MIAMI BEACH, FLA.- With ideas ranging from large-scale exhibitions to projects on sustainability, immigration and cultural criticism, 45 artists are sharing $500,000 in funding as winners of The Ellies, Miami's Visual Arts Awards.
Among them is artist Karen Rifas, who is receiving the Michael Richards Award, created to honor a Miami-based eminent artist. Rifas, who recently achieved distinction with a powerful one-person exhibition at The Bass, has taught many of Miami-Dade's practicing artists over the years. She will receive a no-strings-attached award of $75,000, and a commission by
Oolite Arts to be exhibited at The Bass.
Presented by Oolite Arts, The Ellies celebrate and elevate Miami artists by helping them bring a significant artistic project to life.
"Ambitious and innovative, these projects show the depth in Miami's visual arts community, and the talent that has helped to define this city," said Dennis Scholl, president and CEO of Oolite Arts. "Oolite Arts was created to 'help artists help themselves,' as our founder Ellie Schneiderman likes to say. This funding helps their ideas, and careers, take flight."
The awards, presented at a celebration at The Bass, are named for Schneiderman, who had the foresight to turn empty storefronts on Lincoln Road into artist studios. Today, Oolite Arts is one of the largest artist support organizations in Miami, with a recent expansion of its programming to include The Ellies, a traveling residency program called Home and Away, a Cinematic Arts Residency, the lecture series Talks (presented in partnership with Locust Projects), and more exciting initiatives.
The Ellies are bestowed in three categories: the Creator Award, which offers project grants to realize a significant visual arts project; Teacher Travel Grants, which enable art teachers to have an art experience in another city or country that they can use to enrich the classroom experience; and the Michael Richards Award, which honors one of the city's eminent artists.
Creator Awards: 39 grants ranging from $2,500 to $25,000
The projects will create artistic impact all over Miami-Dade County. They include an art space in Little Haiti dedicated to Haitian culture, an original score derived from the sounds of Miami's many accents, an immersive installation for drivers going through a car wash, and a large-scale drawing depicting the oldest known site of Paleolithic human presence south of Lake Okeechobee.
Additional areas of artistic focus include:
Accessibility and sustainability: David McCauley will present a visual exploration of transit in Miami, from the point of view of an artist who commutes regularly in a wheelchair; and Federico Uribe will create a floor-to-ceiling installation of the sea made from the plastic often found polluting it.

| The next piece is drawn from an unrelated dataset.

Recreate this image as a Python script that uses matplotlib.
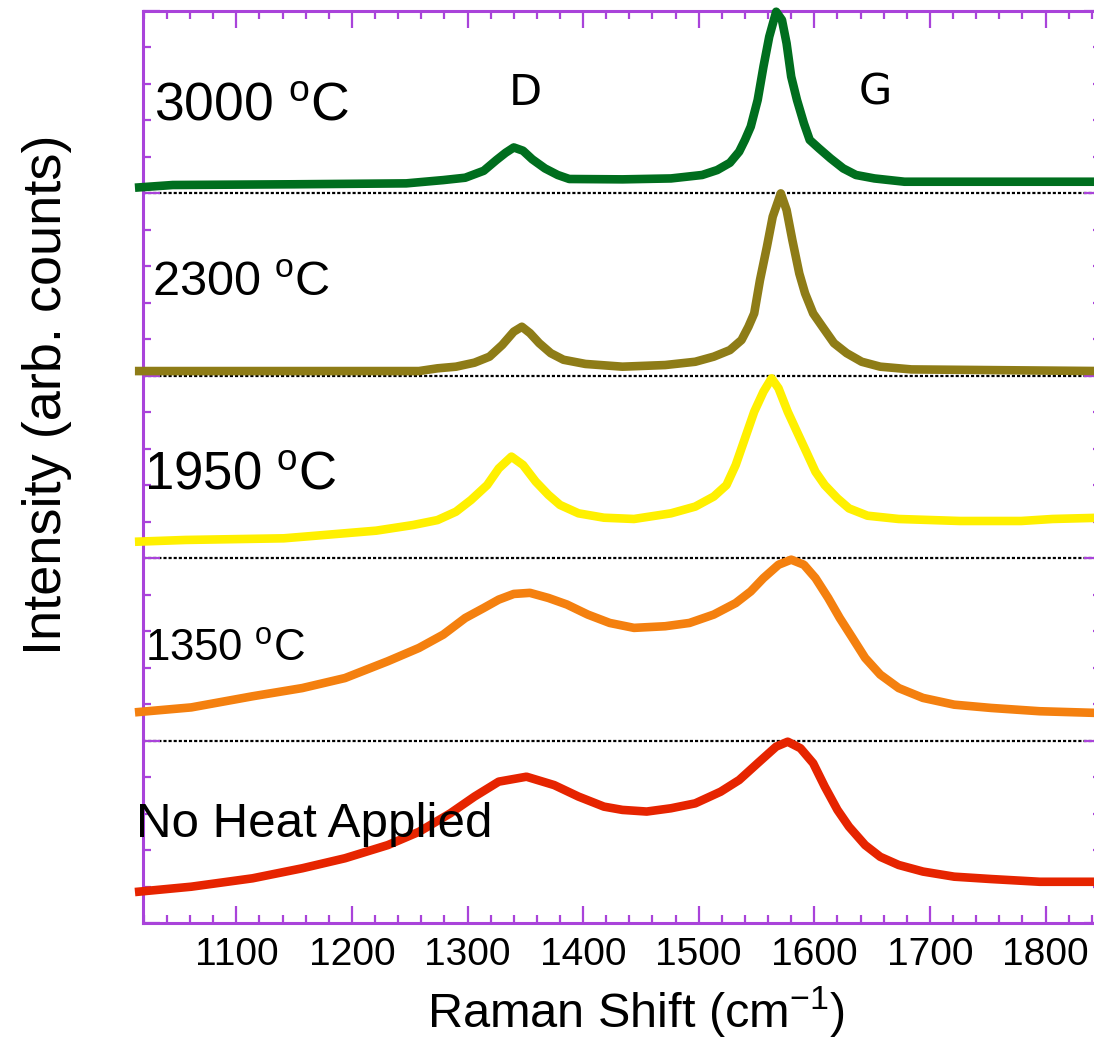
import matplotlib
matplotlib.use('Agg')
import matplotlib.pyplot as plt
from matplotlib.ticker import MultipleLocator

plt.rcParams['font.family'] = ['Liberation Sans', 'DejaVu Sans']
plt.rcParams['mathtext.fontset'] = 'custom'
plt.rcParams['mathtext.rm'] = 'Liberation Sans'
plt.rcParams['mathtext.it'] = 'Liberation Sans:italic'
plt.rcParams['mathtext.bf'] = 'Liberation Sans:bold'

# ---------------- data ----------------
labels = ["No Heat Applied", "1350 $^{\\mathrm{o}}$C", "1950 $^{\\mathrm{o}}$C",
          "2300 $^{\\mathrm{o}}$C", "3000 $^{\\mathrm{o}}$C"]

x_noheat = [1016, 1061, 1114, 1157, 1194, 1231, 1258, 1285, 1306, 1327, 1351, 1375,
            1396, 1418, 1434, 1455, 1476, 1497, 1519, 1535, 1551, 1567, 1577, 1588,
            1599, 1609, 1620, 1630, 1644, 1657, 1673, 1694, 1721, 1753, 1795, 1848]
y_noheat = [0.172, 0.199, 0.245, 0.300, 0.355, 0.427, 0.500, 0.601, 0.693, 0.775, 0.802, 0.756,
            0.693, 0.638, 0.620, 0.611, 0.629, 0.656, 0.720, 0.784, 0.876, 0.967, 0.994, 0.958,
            0.876, 0.748, 0.620, 0.528, 0.427, 0.363, 0.318, 0.282, 0.254, 0.241, 0.226, 0.226]

x_1350 = [1016, 1061, 1114, 1157, 1194, 1231, 1258, 1279, 1298, 1314, 1327, 1340, 1354,
          1370, 1386, 1404, 1423, 1444, 1471, 1492, 1513, 1532, 1545, 1556, 1569, 1580,
          1591, 1601, 1612, 1622, 1633, 1644, 1657, 1673, 1694, 1721, 1753, 1795, 1848]
y_1350 = [0.157, 0.182, 0.243, 0.288, 0.343, 0.435, 0.508, 0.581, 0.672, 0.727, 0.773, 0.804, 0.810,
          0.782, 0.746, 0.691, 0.645, 0.618, 0.627, 0.645, 0.691, 0.754, 0.818, 0.891, 0.964, 0.992,
          0.964, 0.891, 0.782, 0.672, 0.563, 0.453, 0.362, 0.288, 0.234, 0.197, 0.179, 0.161, 0.151]

x_1950 = [1016, 1056, 1141, 1168, 1221, 1253, 1274, 1290, 1303, 1317, 1327, 1338, 1348, 1359,
          1370, 1380, 1396, 1418, 1444, 1476, 1497, 1513, 1524, 1532, 1540, 1548, 1556, 1563,
          1569, 1577, 1585, 1593, 1601, 1609, 1620, 1630, 1646, 1673, 1726, 1779, 1806, 1848]
y_1950 = [0.091, 0.100, 0.109, 0.123, 0.151, 0.182, 0.209, 0.255, 0.319, 0.401, 0.492, 0.557, 0.511, 0.420,
          0.347, 0.292, 0.246, 0.222, 0.215, 0.246, 0.283, 0.338, 0.401, 0.511, 0.657, 0.803, 0.913, 0.986,
          0.932, 0.803, 0.693, 0.584, 0.474, 0.401, 0.328, 0.273, 0.233, 0.215, 0.204, 0.204, 0.215, 0.222]

x_2300 = [1016, 1258, 1274, 1290, 1306, 1319, 1330, 1340, 1347, 1354, 1362, 1372, 1383,
          1402, 1434, 1471, 1497, 1513, 1527, 1537, 1543, 1548, 1553, 1559, 1564, 1571,
          1576, 1581, 1587, 1592, 1599, 1607, 1617, 1628, 1641, 1657, 1684, 1848]
y_2300 = [0.026, 0.026, 0.041, 0.050, 0.072, 0.105, 0.169, 0.242, 0.269, 0.234, 0.179, 0.124, 0.088,
          0.065, 0.050, 0.059, 0.077, 0.105, 0.141, 0.196, 0.269, 0.342, 0.525, 0.708, 0.872, 1.000,
          0.909, 0.744, 0.561, 0.452, 0.342, 0.269, 0.179, 0.124, 0.077, 0.050, 0.035, 0.026]

x_3000 = [1016, 1045, 1150, 1247, 1279, 1298, 1314, 1325, 1333, 1340, 1348, 1356, 1367, 1378,
          1388, 1434, 1476, 1503, 1516, 1527, 1535, 1540, 1545, 1551, 1556, 1561, 1567, 1572,
          1576, 1580, 1585, 1591, 1596, 1604, 1614, 1625, 1636, 1652, 1678, 1753, 1848]
y_3000 = [0.033, 0.046, 0.050, 0.055, 0.073, 0.086, 0.124, 0.183, 0.223, 0.252, 0.234, 0.187, 0.137, 0.101,
          0.079, 0.077, 0.082, 0.101, 0.128, 0.168, 0.229, 0.293, 0.366, 0.512, 0.695, 0.859, 0.996, 0.951,
          0.823, 0.640, 0.512, 0.384, 0.293, 0.247, 0.192, 0.137, 0.101, 0.082, 0.064, 0.064, 0.064]

xs = [x_noheat, x_1350, x_1950, x_2300, x_3000]
ys = [y_noheat, y_1350, y_1950, y_2300, y_3000]
colors = ['#E62400', '#F4800F', '#FFF000', '#8E7C17', '#006E1E']
offsets = [0, 1, 2, 3, 4]

peak_names = ["D", "G"]
peak_pos = [1350, 1653]

xticks = [1100, 1200, 1300, 1400, 1500, 1600, 1700, 1800]

# ---------------- figure ----------------
W, H = 1094, 1041
fig = plt.figure(figsize=(W / 100, H / 100), dpi=100)
ax = fig.add_axes([142.7 / W, (H - 923) / H, 958.3 / W, 912 / H])

purple = '#A943DA'

for b in offsets[1:]:
    ax.axhline(b, color='black', lw=1.6, ls=(0, (1.4, 0.9)), zorder=1.5)

for x, y, c, off in zip(xs, ys, colors, offsets):
    ax.plot(x, [v + off for v in y], color=c, lw=6.2, solid_joinstyle='round',
            clip_on=False, zorder=3)

ax.set_xlim(1019, 1848)
ax.set_ylim(0, 5)

ax.xaxis.set_major_locator(MultipleLocator(100))
ax.xaxis.set_minor_locator(MultipleLocator(20))
ax.yaxis.set_major_locator(MultipleLocator(1))
ax.yaxis.set_minor_locator(MultipleLocator(0.2))
ax.set_xticks(xticks)
ax.set_xticklabels([str(t) for t in xticks])

ax.tick_params(which='both', direction='in', top=True, right=True,
               color=purple, width=1.6, labelleft=False)
ax.tick_params(which='major', length=12)
ax.tick_params(which='minor', length=6)
ax.tick_params(axis='x', labelsize=28, pad=10)

for s in ax.spines.values():
    s.set_color(purple)
    s.set_linewidth(2.2)

ax.set_xlabel("Raman Shift (cm$^{\\mathrm{-1}}$)", fontsize=35, va='baseline')
ax.xaxis.set_label_coords(0.515, -0.1155)
ax.set_ylabel("Intensity (arb. counts)", fontsize=39)
ax.yaxis.set_label_coords(-0.0736, 0.579)

# sample labels
lab_x = [1013, 1021, 1020, 1027, 1029]
lab_y = [0.471, 1.436, 2.374, 3.44, 4.40]
lab_fs = [35.5, 31.5, 38, 35, 38.5]
for t, lx, ly, fs in zip(labels, lab_x, lab_y, lab_fs):
    ax.text(lx, ly, t, fontsize=fs, ha='left', va='baseline', zorder=4)

for n, p in zip(peak_names, peak_pos):
    ax.text(p, 4.485, n, fontsize=31, ha='center', va='baseline',
            family='DejaVu Sans', zorder=4)

fig.savefig('out.png', dpi=100)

Immigration: Liene Bosquê will offer community hammock-weaving workshops that provide a space to talk about immigration; and Maria Ramirez will produce a new film that is a love letter to the plight of immigrants, as they live in secrecy, yet search for belonging in South Florida.
Life in Miami: Terence Price II's photo project follows an African-American family's journey through four Miami area cities, and explores the evolution of black life here; and Liz Ferrer will create a queer, Latinx music video album that brings diverse voices to the traditionally male genre of reggaeton.
Michael Richards Award: $75,000 for an eminent artist
Karen Rifas receives this year's Michael Richards Award. This award was created in tribute to Michael Richards (1963-2001), an incisive, provocative and poetic artist whose body of work primarily addresses racial inequity and social injustice. An Oolite Arts alum, Richards passed away tragically in his art studio in the World Trade Center during the terrorist attacks on Sept. 11, 2001.
The award of $75,000 celebrates a Miami-Dade artist who has created a recognized body of high-quality works, and who is achieving the highest levels of professional distinction in the visual arts through their practice. The award will support this practice over a two-year period, including a commission to create a work of art to be exhibited at The Bass.
Rifas, who was chosen by a jury of national and local artists and curators, has amassed a body of work that endeavors to understand and reimagine space. Well known for her minimal cord and leaf installations, and precise, methodical line drawings, Rifas began a focused exploration into the constructive possibilities of color in 2016. Her most recent solo exhibition, at The Bass.
in 2018, opened to acclaim, and follows solo shows at the Museum of Art and Design at Miami Dade College, the de la Cruz Collection and the Savannah College of Art and Design. Teacher Travel Grants: Five awards of $5,000.
The five Miami-Dade K-12 visual art teachers awarded these travel grants receive $5,000 each to travel anywhere in the world to have artistic experiences they can bring back to their classroom to help cultivate tomorrow's visual arts aficionados.
Teachers will travel to Indonesia to learn to create shadow puppetry, to Japan to learn the history of anime, and more.